En 2015, ses deux fils intègrent un établissement scolaire. « C’était le moment ou jamais, malgré les réticences de mon conjoint de l’époque, leur père, j’ai décidé de continuer. Il le fallait, je n’étais pas venue en Calédonie pour rien ». Cette décision lui a, en partie, coûté son couple.

 

"JE NE LÂCHE RIEN"

« Mais ce n’est pas grave, je me préoccupe de l’avenir de mes enfants. » Sylvia s’installe chez sa soeur, à Nondoué. « La chance que nous avons en tant qu’Océaniens, c’est cette vie en communauté qui nous caractérise. Je suis partie vivre chez elle avec mes fils. Quand je n’étais pas présente, c’est elle qui gardait les gamins, avec son mari. Je leur suis reconnaissante. »

La jeune femme reprend alors les cours en licence. « Tous les jours je me levais à 4 heures pour prendre le car de 5 heures et je revenais avec le dernier bus, à 20 heures. Tout mon temps libre, je le passais à la bibliothèque. Je dormais rarement avant minuit. » Avec ces horaires, pas facile d’avoir une relation au quotidien avec ses enfants. « Avec mon instinct maternel, je pensais souvent à eux.

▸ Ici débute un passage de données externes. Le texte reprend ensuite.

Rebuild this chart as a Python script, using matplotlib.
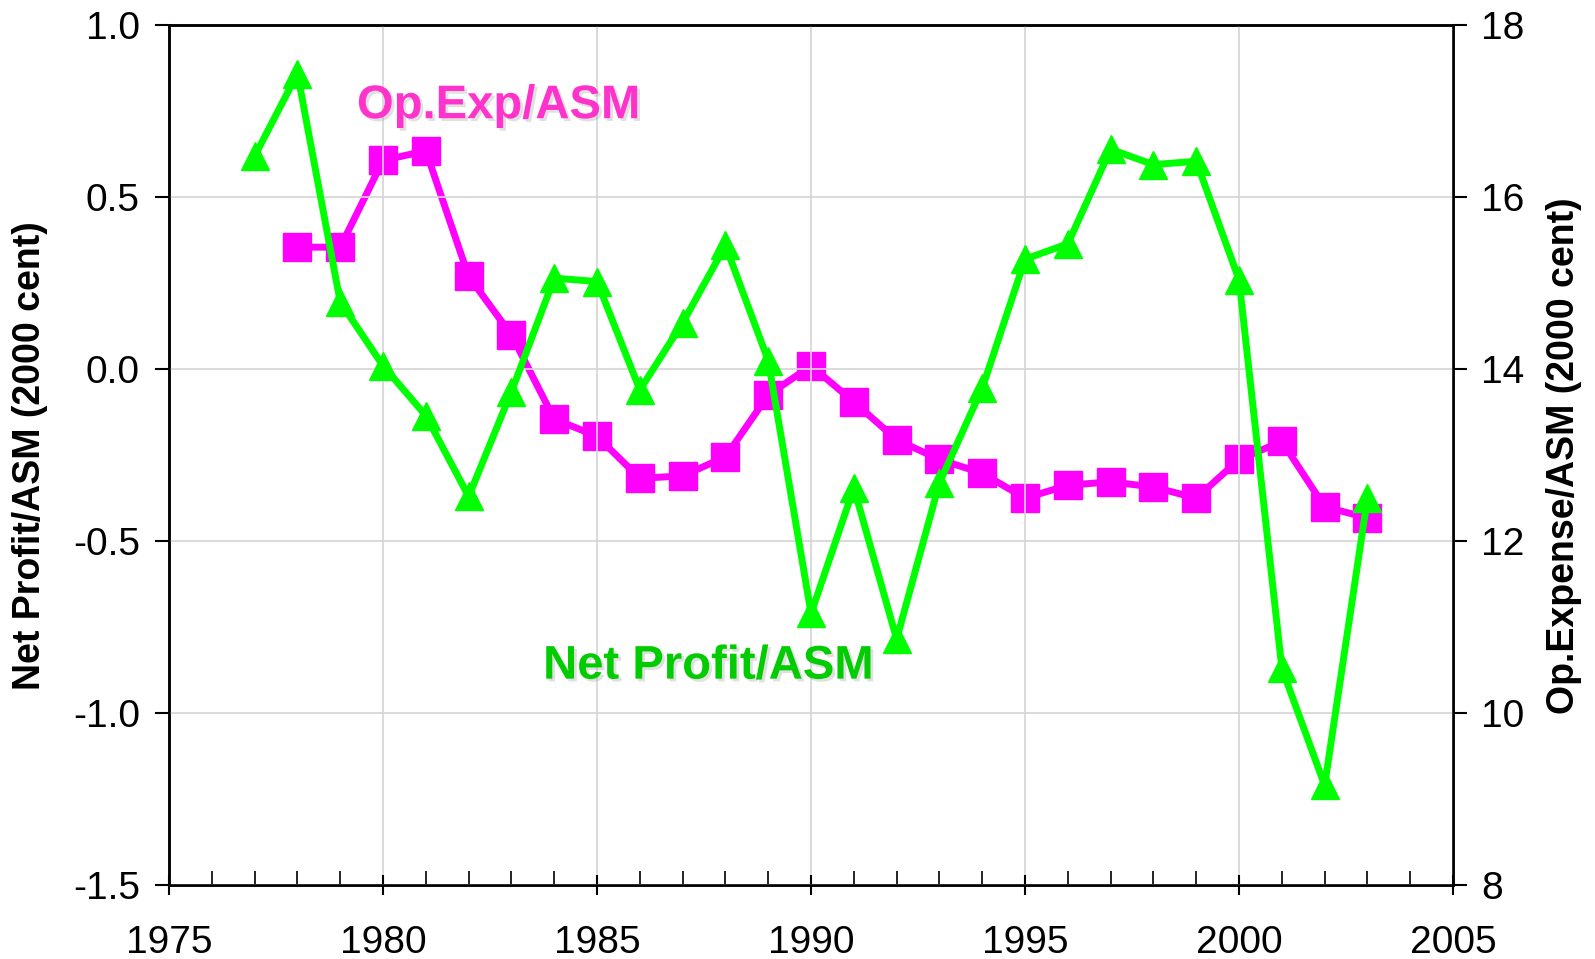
import matplotlib
matplotlib.use("Agg")
import matplotlib.pyplot as plt
import matplotlib.patheffects as pe
from matplotlib.ticker import MultipleLocator, FormatStrFormatter

plt.rcParams["axes.unicode_minus"] = False

# data
years_np = list(range(1977, 2004))
net_profit = [0.62, 0.86, 0.195, 0.01, -0.135, -0.37, -0.065, 0.265, 0.255, -0.06,
              0.135, 0.36, 0.025, -0.71, -0.345, -0.785, -0.33, -0.055, 0.32, 0.365,
              0.64, 0.595, 0.605, 0.26, -0.87, -1.21, -0.375]

years_op = list(range(1978, 2004))
op_exp = [15.42, 15.42, 16.43, 16.54, 15.08, 14.40, 13.42, 13.22, 12.73, 12.76,
          12.98, 13.70, 14.04, 13.62, 13.18, 12.95, 12.79, 12.50, 12.65, 12.69,
          12.63, 12.50, 12.95, 13.16, 12.40, 12.27]

tick_font = ["Liberation Sans Narrow", "Liberation Sans", "DejaVu Sans"]
bold_font = ["Liberation Sans", "DejaVu Sans"]

fig = plt.figure(figsize=(15.95, 9.59), dpi=100)
ax = fig.add_axes([0.106, 0.0772, 0.805, 0.8963])
ax2 = ax.twinx()

ax.set_xlim(1975, 2005)
ax.set_ylim(-1.5, 1.0)
ax2.set_ylim(8, 18)
ax.xaxis.set_major_locator(MultipleLocator(5))
ax.xaxis.set_minor_locator(MultipleLocator(1))
ax.yaxis.set_major_locator(MultipleLocator(0.5))
ax.yaxis.set_major_formatter(FormatStrFormatter("%.1f"))
ax2.yaxis.set_major_locator(MultipleLocator(2))
ax.grid(True, which="major", color="#d4d4d4", linewidth=1.2)
ax.set_axisbelow(True)

ax2.plot(years_op, op_exp, color="#ff00ff", linewidth=5, marker="s",
         markersize=20, zorder=3)
ax.plot(years_np, net_profit, color="#00ff00", linewidth=5, marker="^",
        markersize=20, zorder=4)
ax.set_zorder(ax2.get_zorder() + 1)
ax.patch.set_visible(False)

ax.tick_params(axis="x", which="major", direction="inout", length=14, width=1.5,
               pad=22, labelsize=28)
ax.tick_params(axis="x", which="minor", direction="in", length=10, width=1.2)
ax.tick_params(axis="y", direction="out", length=10, width=1.5, labelsize=28, pad=11)
ax2.tick_params(axis="y", direction="out", length=10, width=1.5, labelsize=28, pad=10)
for lab in ax.get_xticklabels() + ax.get_yticklabels() + ax2.get_yticklabels():
    lab.set_family(tick_font)

for a in (ax, ax2):
    for s in a.spines.values():
        s.set_linewidth(1.8)

ax.set_ylabel("Net Profit/ASM (2000 cent)", fontsize=27, fontweight="bold",
              family=bold_font, labelpad=18)
ax2.set_ylabel("Op.Expense/ASM (2000 cent)", fontsize=27, fontweight="bold",
               family=bold_font, labelpad=16)

shadow = [pe.withSimplePatchShadow(offset=(2, -2), shadow_rgbFace="#999999")]
ax.text(1982.7, 0.765, "Op.Exp/ASM", color="#ff33cc", fontsize=34, fontweight="bold",
        family=bold_font, ha="center", va="center", zorder=6, path_effects=shadow)
ax.text(1987.6, -0.865, "Net Profit/ASM", color="#00cc00", fontsize=34, fontweight="bold",
        family=bold_font, ha="center", va="center", zorder=6, path_effects=shadow)

fig.savefig("out.png", dpi=100)
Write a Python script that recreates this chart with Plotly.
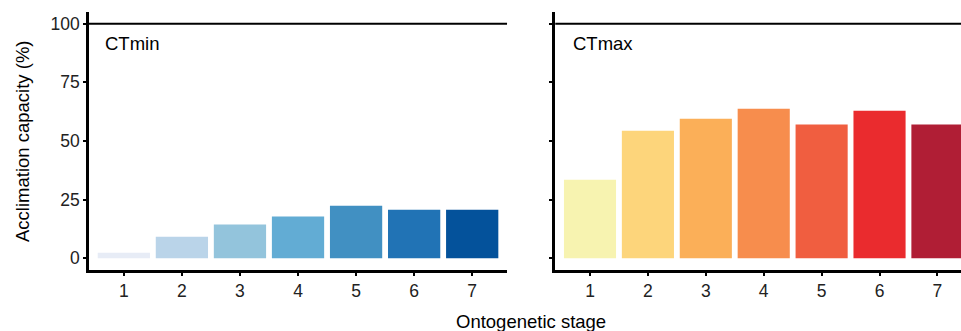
import plotly.graph_objects as go

stages = [1, 2, 3, 4, 5, 6, 7]
ctmin_values = [2.4, 9.2, 14.4, 17.8, 22.4, 20.7, 20.7]
ctmax_values = [33.5, 54.4, 59.5, 63.8, 57.0, 62.9, 57.0]
ctmin_colors = ["#E7ECF6", "#BAD4E9", "#93C4DC", "#62ACD4", "#4190C2", "#2173B5", "#04529B"]
ctmax_colors = ["#F7F3B0", "#FDD57B", "#FBAF58", "#F78D4D", "#F05E40", "#EA2B2E", "#B01E35"]
y_ticks = [0, 25, 50, 75, 100]
panel_labels = ["CTmin", "CTmax"]

FONT = "Liberation Sans, Arial, sans-serif"

fig = go.Figure()
fig.add_trace(go.Bar(x=stages, y=ctmin_values, marker=dict(color=ctmin_colors, line=dict(width=0)),
                     width=0.9, xaxis="x", yaxis="y", showlegend=False))
fig.add_trace(go.Bar(x=stages, y=ctmax_values, marker=dict(color=ctmax_colors, line=dict(width=0)),
                     width=0.9, xaxis="x2", yaxis="y2", showlegend=False))

axis_common = dict(showgrid=False, zeroline=False, showline=True, linecolor="black", linewidth=2.7,
                   ticks="outside", ticklen=3, tickwidth=2, tickcolor="black",
                   tickfont=dict(family=FONT, size=17.5, color="#222222"))

fig.update_layout(
    width=961, height=331,
    margin=dict(l=89, r=0, t=12, b=61),
    plot_bgcolor="white", paper_bgcolor="white",
    xaxis=dict(domain=[0, 0.4794], range=[0.4, 7.6], tickvals=stages, anchor="y", **axis_common),
    xaxis2=dict(domain=[0.5347, 1.0], range=[0.4, 7.407], tickvals=stages, anchor="y2", **axis_common),
    yaxis=dict(range=[-5, 105], tickvals=y_ticks, anchor="x", **axis_common),
    yaxis2=dict(range=[-5, 105], tickvals=y_ticks, anchor="x2", showticklabels=False, **axis_common),
    bargap=0.1,
)

for i, (xr, yr, xd) in enumerate([("x", "y", 0.033), ("x2", "y2", 0.038)]):
    fig.add_shape(type="line", xref=f"{xr} domain", yref=yr, x0=0, x1=1, y0=100, y1=100,
                  line=dict(color="black", width=2.2))
    fig.add_annotation(text=panel_labels[i], xref=f"{xr} domain", yref=yr, x=xd, y=91.4,
                       xanchor="left", yanchor="middle", showarrow=False,
                       font=dict(family=FONT, size=18.5, color="black"))

# axis titles
fig.add_annotation(text="Ontogenetic stage", xref="paper", yref="paper", x=(531 - 89) / 872, y=-51 / 258,
                   xanchor="center", yanchor="middle", showarrow=False,
                   font=dict(family=FONT, size=18.5, color="black"))
fig.add_annotation(text="Acclimation capacity (%)", xref="paper", yref="paper", x=(22 - 89) / 872,
                   y=(270 - 141) / 258, textangle=-90, xanchor="center", yanchor="middle", showarrow=False,
                   font=dict(family=FONT, size=18.5, color="black"))

fig.write_html("out.html", config={"displayModeBar": False},
               post_script="document.body.style.margin='0';document.body.style.padding='0';")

Ça me faisait très mal. Quand je rentrais tard, ils dormaient déjà. On habitait dans la même maison mais parfois je ne les voyais pas pendant quelques jours. Le samedi aussi, j’étudiais à la bibliothèque toute la journée. Il y a un énorme travail à fournir à l’UNC, l’échec était inconcevable. ».

En 2017, « victoire », la Dumbéenne décroche sa licence. « Ma plus grande satisfaction est d’avoir aligné toutes les années, sans redoubler. » La maman se donne alors une année de pause pour ses fils et effectue des jobs alimentaires. Mais Sylvia a encore des rêves plein la tête. « Je réfléchis à m’envoler vers la Métropole avec mes enfants pour passer un master qui me permettra de devenir animatrice de patrimoine, un métier qui me tient à coeur. Des aides existent, c’est possible ! Je ne lâche rien ! »

Aurélien Pol

 

BIO EXPRESS

8 mars 1984 : naissance à Port- Vila, au Vanuatu.

1987-2004 : scolarité à l’Ecole française du Vanuatu.

2006-2007 : elle intègre l’Ecole de la seconde chance du Vanuatu et obtient son diplôme d’accès aux études universitaires (DAEU).

2008-2009 : entre en licence d’histoire à l’université de la Nouvelle- Calédonie.

2010 : la Vanuataise emménage à Dumbéa et effectue une pause dans ses études.

2011 : Sylvia a son premier enfant, Wamaïti.

2015-2017 : elle reprend ses études et décroche sa licence d’histoire à l’UNC.